▸ **Supplied material**
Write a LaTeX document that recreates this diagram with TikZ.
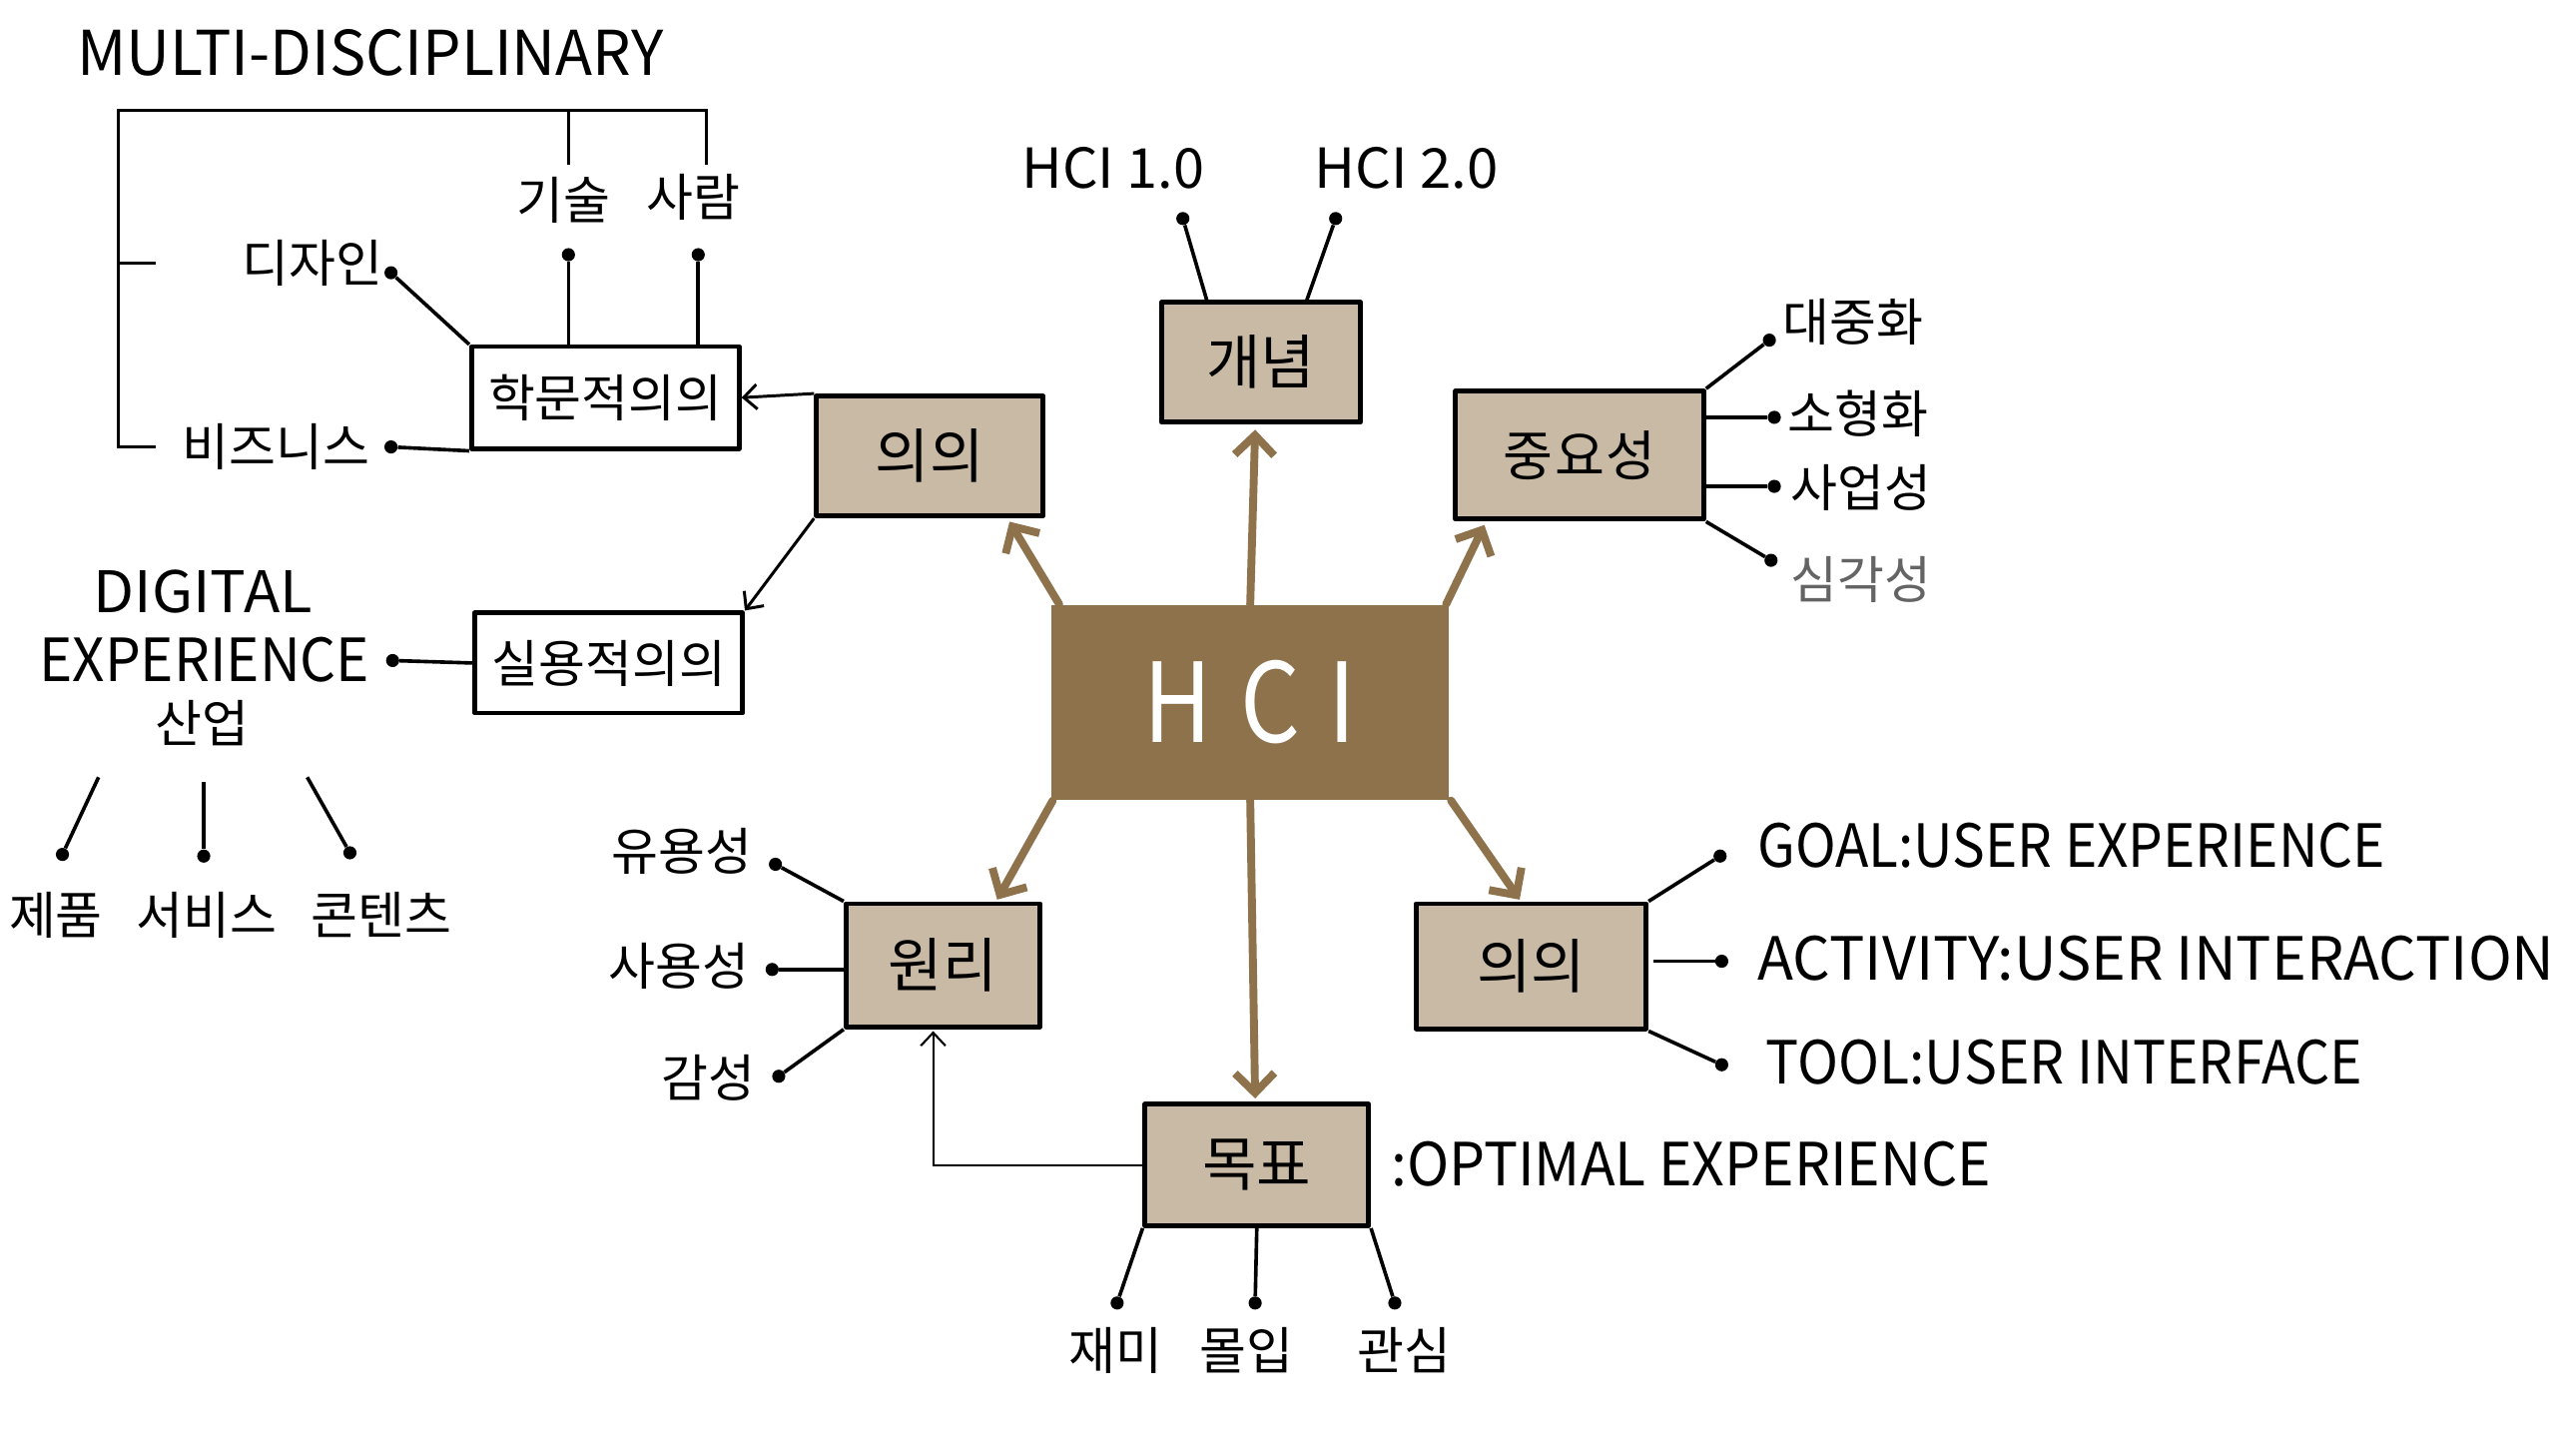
\documentclass[tikz,border=0pt]{standalone}
\usepackage{fontspec}
\usepackage{graphicx}
\setmainfont{Noto Sans CJK KR}
\usetikzlibrary{arrows.meta,calc}
\definecolor{tanfill}{RGB}{201,186,166}
\definecolor{hcibrown}{RGB}{142,114,76}
\definecolor{greytext}{RGB}{100,100,100}
\newcommand\fitbox[3]{\resizebox{#1pt}{#2pt}{#3}}
\begin{document}
\begin{tikzpicture}[x=1pt,y=-1pt,
 tanbox/.style={draw=black,line width=3pt,fill=tanfill,inner sep=0pt,line join=round,font=\fontsize{36}{38}\selectfont},
 whitebox/.style={draw=black,line width=2.8pt,fill=white,inner sep=0pt,line join=round,font=\fontsize{31}{33}\selectfont},
 hcibox/.style={fill=hcibrown,inner sep=0pt,text=white},
 lbl/.style={inner sep=0pt,font=\fontsize{31}{33}\selectfont},
 conn/.style={line width=2.2pt,draw=black},
 dot/.style={circle,fill=black,inner sep=0pt,minimum size=8pt},
 brownarrow/.style={draw=hcibrown,line width=4.8pt,line cap=round,-{Straight Barb[length=12pt,width=24pt]}},
 blackarrow/.style={draw=black,line width=1.8pt,-{Straight Barb[length=8pt,width=15pt]}},
]
\fill[white] (0,0) rectangle (1568,875);
\useasboundingbox (0,0) rectangle (1568,875);

% ---------- boxes ----------
\node[hcibox,minimum width=242pt,minimum height=119pt] (hci) at (761,427.5) {\fitbox{129}{50}{H\hspace{0.3em}C\hspace{0.3em}I}};
\node[tanbox,minimum width=121pt,minimum height=73pt] (concept) at (767.5,220.5) {개념};
\node[tanbox,minimum width=138pt,minimum height=73pt] (sig) at (566,277.5) {의의};
\node[tanbox,minimum width=151pt,minimum height=78pt,font=\fontsize{33}{36}\selectfont] (imp) at (961.5,277) {중\hspace{1pt}요\hspace{1pt}성};
\node[tanbox,minimum width=118pt,minimum height=75pt] (prin) at (574,587.5) {원리};
\node[tanbox,minimum width=140pt,minimum height=76pt] (mean2) at (932,588) {의의};
\node[tanbox,minimum width=136pt,minimum height=74pt] (goal) at (765,709) {목표};
\node[whitebox,minimum width=163pt,minimum height=62pt] (acad) at (368.5,242) {학문적의의};
\node[whitebox,minimum width=163pt,minimum height=61pt] (prac) at (370.5,403.5) {실용적의의};

% ---------- brown arrows from HCI ----------
\draw[brownarrow] (hci.north) -- ($(concept.south)+(-3.5,3)$);
\draw[brownarrow] ($(hci.north west)+(5,0)$) -- ($(sig.south east)+(-22,2)$);
\draw[brownarrow] ($(hci.north east)+(-2,0)$) -- ($(imp.south west)+(19,2)$);
\draw[brownarrow] ($(hci.south west)+(1,0)$) -- ($(prin.north)+(33,-1)$);
\draw[brownarrow] ($(hci.south east)+(1,0)$) -- ($(mean2.north)+(-7,-1)$);
\draw[brownarrow] (hci.south) -- ($(goal.north)+(-1,-2)$);

% ---------- black arrows ----------
\draw[blackarrow] (sig.north west) -- (acad.east);
\draw[blackarrow] (sig.south west) -- (prac.north east);
\draw[blackarrow,line width=1.3pt] (goal.west) -| ($(prin.south)+(-6,1)$);

% ---------- multi-disciplinary ----------
\node[inner sep=0pt] (multi) at (225.5,32) {\fitbox{357}{28}{MULTI-DISCIPLINARY}};
\coordinate (bTL) at (72,67);
\coordinate (bTR) at (430,67);
\coordinate (bBL) at (72,272);
\coordinate (bM) at (72,160);
\coordinate (bMr) at (95,160);
\coordinate (bBr) at (95,272);
\coordinate (bT1) at (346,67);
\coordinate (bT1e) at (346,100);
\coordinate (bT2e) at (430,100);
\draw[line width=1.8pt] (bT2e) -- (bTR) -- (bTL) -- (bBL) -- (bBr);
\draw[line width=1.8pt] (bM) -- (bMr);
\draw[line width=1.8pt] (bT1) -- (bT1e);

\node[lbl] (tech) at (343,122) {기술};
\node[lbl] (people) at (422,120) {사람};
\node[lbl] (design) at (190,160) {디자인};
\node[lbl] (biz) at (168,272) {비즈니스};
\node[dot] (dtech) at (346,155) {};
\node[dot] (dpeople) at (425,155) {};
\node[dot] (ddesign) at (238,166) {};
\node[dot] (dbiz) at (238,272) {};
\draw[conn] (dtech) -- (dtech |- acad.north);
\draw[conn] (dpeople) -- (dpeople |- acad.north);
\draw[conn] (ddesign) -- (acad.north west);
\draw[conn] (dbiz) -- (acad.south west);

% ---------- digital experience ----------
\node[inner sep=0pt] (digital) at (123.5,360) {\fitbox{133}{26}{DIGITAL}};
\node[inner sep=0pt] (exper) at (124.5,401.5) {\fitbox{201}{27}{EXPERIENCE}};
\node[lbl] (industry) at (123,440) {산업};
\node[dot] (dexp) at (239,402) {};
\draw[conn] (dexp) -- (prac.west);
\coordinate (s1) at (60,473);
\coordinate (s2) at (124,476);
\coordinate (s3) at (187,473);
\node[dot] (dprod) at (38,520) {};
\node[dot] (dserv) at (124,521) {};
\node[dot] (dcont) at (213,519) {};
\draw[conn] (s1) -- (dprod);
\draw[conn] (s2) -- (dserv);
\draw[conn] (s3) -- (dcont);
\node[lbl] (prod) at (34,557) {제품};
\node[lbl] (serv) at (126,557) {서비스};
\node[lbl] (cont) at (232,557) {콘텐츠};

% ---------- concept ----------
\node[inner sep=0pt] (hci1) at (677.5,102.5) {\fitbox{111}{25}{HCI 1.0}};
\node[inner sep=0pt] (hci2) at (856,102.5) {\fitbox{112}{25}{HCI 2.0}};
\node[dot] (dh1) at (720,133) {};
\node[dot] (dh2) at (813,133) {};
\draw[conn] (dh1) -- ($(concept.north west)+(29,0)$);
\draw[conn] (dh2) -- ($(concept.north west)+(90,0)$);

% ---------- importance ----------
\node[dot] (di1) at (1077,207) {};
\node[dot] (di2) at (1080,254) {};
\node[dot] (di3) at (1080,296) {};
\node[dot] (di4) at (1078,341) {};
\draw[conn] (imp.north east) -- (di1);
\draw[conn] (imp.east |- di2) -- (di2);
\draw[conn] (imp.east |- di3) -- (di3);
\draw[conn] (imp.south east) -- (di4);
\node[lbl] (mass) at (1128,196) {대중화};
\node[lbl] (small) at (1131,252) {소형화};
\node[lbl] (business) at (1133,297) {사업성};
\node[lbl,text=greytext] (serious) at (1133,353) {심각성};

% ---------- principles ----------
\node[dot] (dp1) at (472,526) {};
\node[dot] (dp2) at (470,590) {};
\node[dot] (dp3) at (474,655) {};
\draw[conn] (prin.north west) -- (dp1);
\draw[conn] (prin.west |- dp2) -- (dp2);
\draw[conn] (prin.south west) -- (dp3);
\node[lbl] (useful) at (415,518) {유용성};
\node[lbl] (usable) at (413,588) {사용성};
\node[lbl] (emotion) at (431,656) {감성};

% ---------- meaning (right) ----------
\node[dot] (dm1) at (1047,521) {};
\node[dot] (dm2) at (1048,585) {};
\node[dot] (dm3) at (1048,648) {};
\draw[conn] (mean2.north east) -- (dm1);
\draw[conn] ($(mean2.east |- dm2)+(3,0)$) -- (dm2);
\draw[conn] (mean2.south east) -- (dm3);
\node[inner sep=0pt] (goalux) at (1261,514.5) {\fitbox{382}{27}{GOAL:USER EXPERIENCE}};
\node[inner sep=0pt] (activity) at (1312.5,583.5) {\fitbox{485}{27}{ACTIVITY:USER INTERACTION}};
\node[inner sep=0pt] (tool) at (1256.5,646.5) {\fitbox{363}{27}{TOOL:USER INTERFACE}};

% ---------- goal ----------
\node[inner sep=0pt] (optimal) at (1029.5,708.5) {\fitbox{365}{27}{:OPTIMAL EXPERIENCE}};
\node[dot] (dg1) at (680,793) {};
\node[dot] (dg2) at (764,793) {};
\node[dot] (dg3) at (849,793) {};
\draw[conn] (goal.south west) -- (dg1);
\draw[conn] (goal.south) -- (dg2);
\draw[conn] (goal.south east) -- (dg3);
\node[lbl] (fun) at (679,822) {재미};
\node[lbl] (flow) at (759,822) {몰입};
\node[lbl] (interest) at (855,822) {관심};
\end{tikzpicture}
\end{document}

▸ **Directive**
Copy nothing but the lines from the first one in the listing through the line with "width=163pt,minimum height=61pt] (prac)", and omit the pictures.

▸ **Full output**
Write a LaTeX document that recreates this diagram with TikZ.
\documentclass[tikz,border=0pt]{standalone}
\usepackage{fontspec}
\usepackage{graphicx}
\setmainfont{Noto Sans CJK KR}
\usetikzlibrary{arrows.meta,calc}
\definecolor{tanfill}{RGB}{201,186,166}
\definecolor{hcibrown}{RGB}{142,114,76}
\definecolor{greytext}{RGB}{100,100,100}
\newcommand\fitbox[3]{\resizebox{#1pt}{#2pt}{#3}}
\begin{document}
\begin{tikzpicture}[x=1pt,y=-1pt,
 tanbox/.style={draw=black,line width=3pt,fill=tanfill,inner sep=0pt,line join=round,font=\fontsize{36}{38}\selectfont},
 whitebox/.style={draw=black,line width=2.8pt,fill=white,inner sep=0pt,line join=round,font=\fontsize{31}{33}\selectfont},
 hcibox/.style={fill=hcibrown,inner sep=0pt,text=white},
 lbl/.style={inner sep=0pt,font=\fontsize{31}{33}\selectfont},
 conn/.style={line width=2.2pt,draw=black},
 dot/.style={circle,fill=black,inner sep=0pt,minimum size=8pt},
 brownarrow/.style={draw=hcibrown,line width=4.8pt,line cap=round,-{Straight Barb[length=12pt,width=24pt]}},
 blackarrow/.style={draw=black,line width=1.8pt,-{Straight Barb[length=8pt,width=15pt]}},
]
\fill[white] (0,0) rectangle (1568,875);
\useasboundingbox (0,0) rectangle (1568,875);

% ---------- boxes ----------
\node[hcibox,minimum width=242pt,minimum height=119pt] (hci) at (761,427.5) {\fitbox{129}{50}{H\hspace{0.3em}C\hspace{0.3em}I}};
\node[tanbox,minimum width=121pt,minimum height=73pt] (concept) at (767.5,220.5) {개념};
\node[tanbox,minimum width=138pt,minimum height=73pt] (sig) at (566,277.5) {의의};
\node[tanbox,minimum width=151pt,minimum height=78pt,font=\fontsize{33}{36}\selectfont] (imp) at (961.5,277) {중\hspace{1pt}요\hspace{1pt}성};
\node[tanbox,minimum width=118pt,minimum height=75pt] (prin) at (574,587.5) {원리};
\node[tanbox,minimum width=140pt,minimum height=76pt] (mean2) at (932,588) {의의};
\node[tanbox,minimum width=136pt,minimum height=74pt] (goal) at (765,709) {목표};
\node[whitebox,minimum width=163pt,minimum height=62pt] (acad) at (368.5,242) {학문적의의};
\node[whitebox,minimum width=163pt,minimum height=61pt] (prac) at (370.5,403.5) {실용적의의};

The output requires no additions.